What you need to do: Begin with the first line below and retype each line exactly through the line containing "T_END = 650". Any pictures are to be left out.

- - -

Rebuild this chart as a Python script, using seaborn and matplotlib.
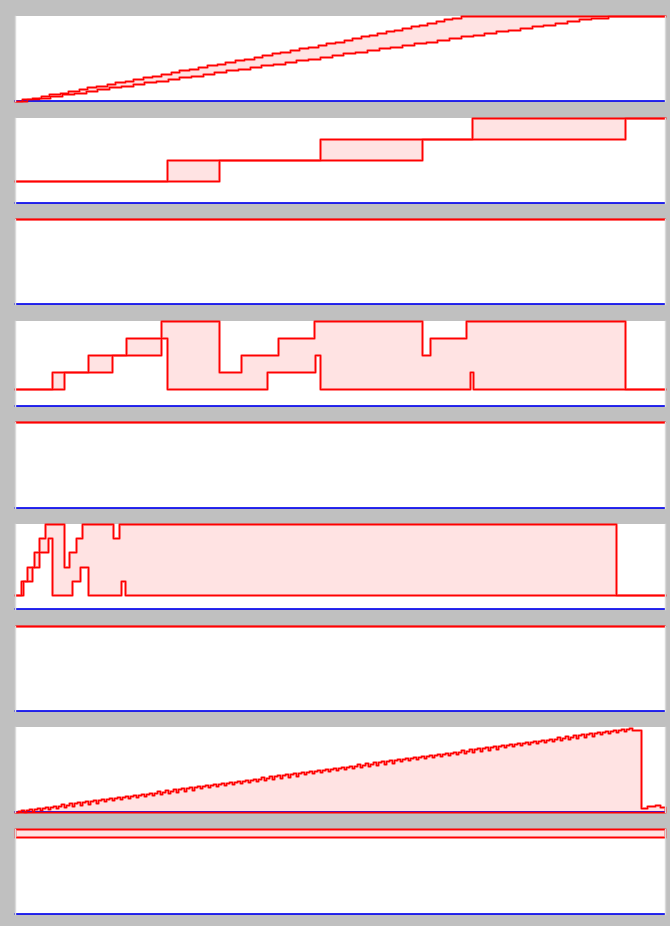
import numpy as np
import pandas as pd
import matplotlib
matplotlib.use("Agg")
import matplotlib.pyplot as plt
import seaborn as sns

# time axis runs 0..650 in every panel
T_END = 650

# panel 1: two staircases climbing to 50
p1_upper_x = [0, 7, 17, 26, 34, 45, 53, 64, 72, 81, 92, 100, 110, 118, 128, 137, 146, 156, 164,
              174, 183, 192, 202, 210, 220, 229, 239, 247, 257, 265, 275, 284, 293, 303, 311,
              320, 329, 337, 346, 354, 362, 371, 379, 387, 396, 404, 412, 421, 429, 437, 446]
p1_upper_y = list(range(0, 51))
p1_lower_x = [0, 12, 24, 35, 47, 59, 71, 82, 94, 106, 118, 129, 141, 153, 164, 176, 188, 199,
              211, 223, 235, 246, 258, 270, 281, 293, 305, 317, 328, 340, 352, 364, 375, 387,
              399, 411, 422, 434, 446, 458, 469, 481, 493, 505, 517, 528, 540, 552, 564, 576, 593]
p1_lower_y = list(range(0, 51))

# panel 2
p2_upper_x = [0, 152, 305, 457]
p2_upper_y = [1, 2, 3, 4]
p2_lower_x = [0, 204, 407, 610]
p2_lower_y = [1, 2, 3, 4]

# panel 4
p4_upper_x = [0, 37, 73, 111, 146, 204, 226, 263, 299, 407, 415, 451, 610]
p4_upper_y = [1, 2, 3, 4, 5, 2, 3, 4, 5, 3, 4, 5, 1]
p4_lower_x = [0, 49, 97, 146, 152, 252, 300, 305, 455, 458]
p4_lower_y = [1, 2, 3, 4, 1, 2, 3, 1, 2, 1]

# panel 6
p6_upper_x = [0, 6, 12, 19, 24, 30, 49, 54, 61, 67, 98, 104, 601]
p6_upper_y = [1, 2, 3, 4, 5, 6, 3, 4, 5, 6, 5, 6, 1]
p6_lower_x = [0, 8, 17, 24, 33, 37, 57, 65, 73, 106, 110]
p6_lower_y = [1, 2, 3, 4, 5, 1, 2, 3, 1, 2, 1]

# panel 8: sawtooth climb, then collapse
p8_tooth_x = [3, 11, 19, 27, 35, 43, 51, 59, 67, 75, 83, 91, 99, 107, 115, 123, 131, 139, 147,
              155, 163, 171, 179, 187, 195, 203, 211, 219, 227, 235, 243, 251, 259, 267, 275,
              283, 291, 299, 307, 315, 323, 331, 339, 347, 355, 363, 371, 379, 387, 395, 403,
              411, 419, 427, 435, 443, 451, 459, 467, 475, 483, 491, 499, 507, 515, 523, 531,
              539, 547, 555, 563, 571, 579, 587, 595, 603, 611]
p8_peak = [2.5, 3.6, 4.7, 5.7, 6.8, 7.9, 9.0, 10.1, 11.1, 12.2, 13.3, 14.4, 15.5, 16.5, 17.6,
           18.7, 19.8, 20.9, 21.9, 23.0, 24.1, 25.2, 26.3, 27.3, 28.4, 29.5, 30.6, 31.7, 32.7,
           33.8, 34.9, 36.0, 37.1, 38.1, 39.2, 40.3, 41.4, 42.5, 43.5, 44.6, 45.7, 46.8, 47.9,
           48.9, 50.0, 51.1, 52.2, 53.3, 54.3, 55.4, 56.5, 57.6, 58.7, 59.7, 60.8, 61.9, 63.0,
           64.1, 65.1, 66.2, 67.3, 68.4, 69.5, 70.5, 71.6, 72.7, 73.8, 74.9, 75.9, 77.0, 78.1,
           79.2, 80.3, 81.3, 82.4, 83.5, 84.6]
p8_tail_x = [618, 626, 632, 640, 645, 650]
p8_tail_y = [82.0, 4.7, 6.0, 7.3, 5.0, 1.0]

# panel 9
p9_upper_x, p9_upper_y = [0], [11]
p9_lower_x, p9_lower_y = [0], [10]


def build_p8():
    # each tooth: half rise, peak, drop
    xs, ys = [0], [0.0]
    for tx, pk in zip(p8_tooth_x, p8_peak):
        xs += [tx, tx + 3, tx + 6]
        ys += [pk - 1.2, pk, pk - 2.4]
    xs += p8_tail_x
    ys += p8_tail_y
    return xs, ys


p8_x, p8_y = build_p8()

panels = [
    (p1_upper_x, p1_upper_y, p1_lower_x, p1_lower_y, 50),
    (p2_upper_x, p2_upper_y, p2_lower_x, p2_lower_y, 4),
    ([0], [1], [0], [1], 1),
    (p4_upper_x, p4_upper_y, p4_lower_x, p4_lower_y, 5),
    ([0], [1], [0], [1], 1),
    (p6_upper_x, p6_upper_y, p6_lower_x, p6_lower_y, 6),
    ([0], [1], [0], [1], 1),
    (p8_x, p8_y, [0], [0], 85),
    (p9_upper_x, p9_upper_y, p9_lower_x, p9_lower_y, 11),
]


def on_grid(xs, ys, grid):
    idx = np.searchsorted(np.asarray(xs, float), grid, side="right") - 1
    return np.asarray(ys, float)[np.clip(idx, 0, None)]


sns.set_style("white")
W, H = 670, 926
fig = plt.figure(figsize=(W / 100, H / 100), dpi=100, facecolor="#c0c0c0")

for k, (ux, uy, lx, ly, ymax) in enumerate(panels):
    top = 16 + 101.625 * k
    ax = fig.add_axes([15 / W, 1 - (top + 85) / H, 650 / W, 85 / H])
    ax.set_facecolor("white")

    grid = np.unique(np.concatenate([ux, lx, [T_END]]).astype(float))
    up = on_grid(ux, uy, grid)
    lo = on_grid(lx, ly, grid)
    ax.fill_between(grid, lo, up, step="post", facecolor="#ffe3e3",
                    edgecolor=(1, 0, 0, 0.4), linewidth=2, clip_on=False)

    for xs, ys in ((ux, uy), (lx, ly)):
        df = pd.DataFrame({"t": list(xs) + [T_END], "v": list(ys) + [ys[-1]]})
        sns.lineplot(data=df, x="t", y="v", ax=ax, color="red", linewidth=1,
                     drawstyle="steps-post", estimator=None, sort=False, clip_on=False)

    ax.axhline(0, color="#0000ee", linewidth=1.2, clip_on=False, zorder=1)
    ax.set_xlim(0, T_END)
    ax.set_ylim(0, ymax)
    ax.set_xticks([])
    ax.set_yticks([])
    ax.set_xlabel("")
    ax.set_ylabel("")
    for side in ("top", "bottom"):
        ax.spines[side].set_visible(False)
    for side in ("left", "right"):
        ax.spines[side].set_color("#dadada")
        ax.spines[side].set_linewidth(1)

fig.savefig("out.png", dpi=100, facecolor=fig.get_facecolor())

- - -

Result of this exercise:
Rebuild this chart as a Python script, using seaborn and matplotlib.
import numpy as np
import pandas as pd
import matplotlib
matplotlib.use("Agg")
import matplotlib.pyplot as plt
import seaborn as sns

# time axis runs 0..650 in every panel
T_END = 650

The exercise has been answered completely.